W okolicy Radzymina zatrzymano dwóch nietrzeźwych Polaków. Obaj prowadzili busy. Pierwszy miał 0,66, a drugi 0,86 promila alkoholu w wydychanym powietrzu. Również dwa przypadki prowadzenia pojazdu po alkoholu odnotowali funkcjonariusze pracujący na S7 w okolicach Zakrzewa. Kierujący pojazdem dostawczym miał 0,18 promila, a kierowca pojazdu ciężarowego 0,28 promila. Na drodze krajowej nr 2 w okolicy Kałuszyna funkcjonariusze zatrzymali kierowcę który „wydmuchał” 0,23 promila. Kolejny kierowca zatrzymany na obwodnicy Ciechanowa, prowadził ciężarówkę mając 0,44 promila. Natomiast w Płocku, również na obwodnicy miasta, zatrzymano pojazd ciężarowy należący do polskiego przewoźnika, którego kierujący miał ponad 0,5 promila alkoholu w wydychanym powietrzu. Wszystkich zatrzymanych przekazano do dalszych czynności Policji.

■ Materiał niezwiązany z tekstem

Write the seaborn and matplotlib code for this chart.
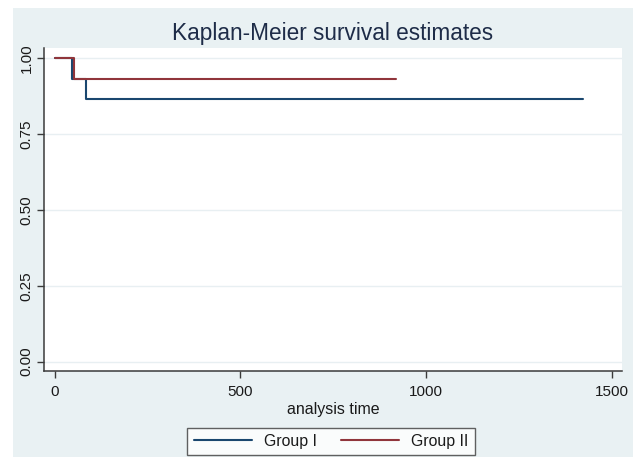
import matplotlib
matplotlib.use("Agg")
import matplotlib.pyplot as plt
from matplotlib.patches import Rectangle
import seaborn as sns
import pandas as pd

# Data (Kaplan-Meier step functions)
group1_time = [0, 48, 84, 1422]
group1_surv = [1.0, 0.9333, 0.8667, 0.8667]
group2_time = [0, 52, 919]
group2_surv = [1.0, 0.9333, 0.9333]
group_names = ["Group I", "Group II"]
x_ticks = [0, 500, 1000, 1500]
y_ticks = [0.0, 0.25, 0.5, 0.75, 1.0]
y_tick_labels = ["0.00", "0.25", "0.50", "0.75", "1.00"]

df = pd.concat([
    pd.DataFrame({"time": group1_time, "surv": group1_surv, "group": group_names[0]}),
    pd.DataFrame({"time": group2_time, "surv": group2_surv, "group": group_names[1]}),
], ignore_index=True)

sns.set_theme(style="white")
plt.rcParams["font.family"] = ["Liberation Sans", "DejaVu Sans"]

W, H = 633, 457
fig = plt.figure(figsize=(W / 100, H / 100), dpi=100)
fig.patch.set_facecolor("white")
bg = "#e9f1f3"
fig.add_artist(Rectangle((13 / W, 0), 1 - 13 / W, 1 - 8 / H, transform=fig.transFigure,
                         facecolor=bg, edgecolor="none", zorder=-10))

ax = fig.add_axes([44 / W, 1 - 371 / H, 578 / W, 323 / H])
ax.set_facecolor("white")

palette = {"Group I": "#1a476f", "Group II": "#90353b"}
sns.lineplot(data=df, x="time", y="surv", hue="group", palette=palette,
             estimator=None, sort=False, drawstyle="steps-post", lw=1.5, ax=ax)

ax.set_xlim(-28.3, 1528)
ax.set_ylim(-0.031, 1.034)
ax.set_xticks(x_ticks)
ax.set_xticklabels([str(t) for t in x_ticks])
ax.set_yticks(y_ticks)
ax.set_yticklabels(y_tick_labels)
plt.setp(ax.get_yticklabels(), rotation=90, va="center")

ax.yaxis.grid(True, color="#e8eff2", lw=1.0)
ax.xaxis.grid(False)
ax.set_axisbelow(True)

for s in ["top", "right"]:
    ax.spines[s].set_visible(False)
for s in ["left", "bottom"]:
    ax.spines[s].set_color("#3a3a3a")
    ax.spines[s].set_linewidth(1.1)

ax.tick_params(axis="both", which="major", direction="out", length=5, width=1.0,
               color="#3a3a3a", labelsize=11, labelcolor="#1a1a1a",
               left=True, bottom=True)
ax.tick_params(axis="y", pad=2.5)
ax.tick_params(axis="x", pad=5)

ax.set_xlabel("analysis time", fontsize=11.5, color="#1a1a1a", labelpad=2)
ax.set_ylabel("")

fig.text(333 / W, 1 - 40 / H, "Kaplan-Meier survival estimates", ha="center",
         va="baseline", fontsize=16.3, color="#1e2c48")

handles, labels = ax.get_legend_handles_labels()
if ax.get_legend() is not None:
    ax.get_legend().remove()
leg = fig.legend(handles, labels, loc="center", bbox_to_anchor=(331 / W, 1 - 441.5 / H),
                 ncol=2, frameon=True, fancybox=False, edgecolor="#3a3a3a",
                 facecolor="white", fontsize=11.4, handlelength=3.7,
                 handletextpad=0.75, columnspacing=1.5, borderpad=0.4)
leg.get_frame().set_linewidth(1.0)
for t in leg.get_texts():
    t.set_color("#1a1a1a")

fig.savefig("out.png", dpi=100)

To już kolejne wzmożone kontrole trzeźwości na mazowieckich drogach, a ich celem jest wyeliminowanie z dróg kierujących pod wpływem alkoholu. Kierowca, który siada za kółko pod wpływem alkoholu stanowi śmiertelne zagrożenie na drodze. Alkohol wydłuża czas reakcji kierowcy, uniemożliwia prawidłową ocenę sytuacji, zaburza widzenie i koncentrację. Mazowiecka ITD zapowiada kolejne wzmożone działania.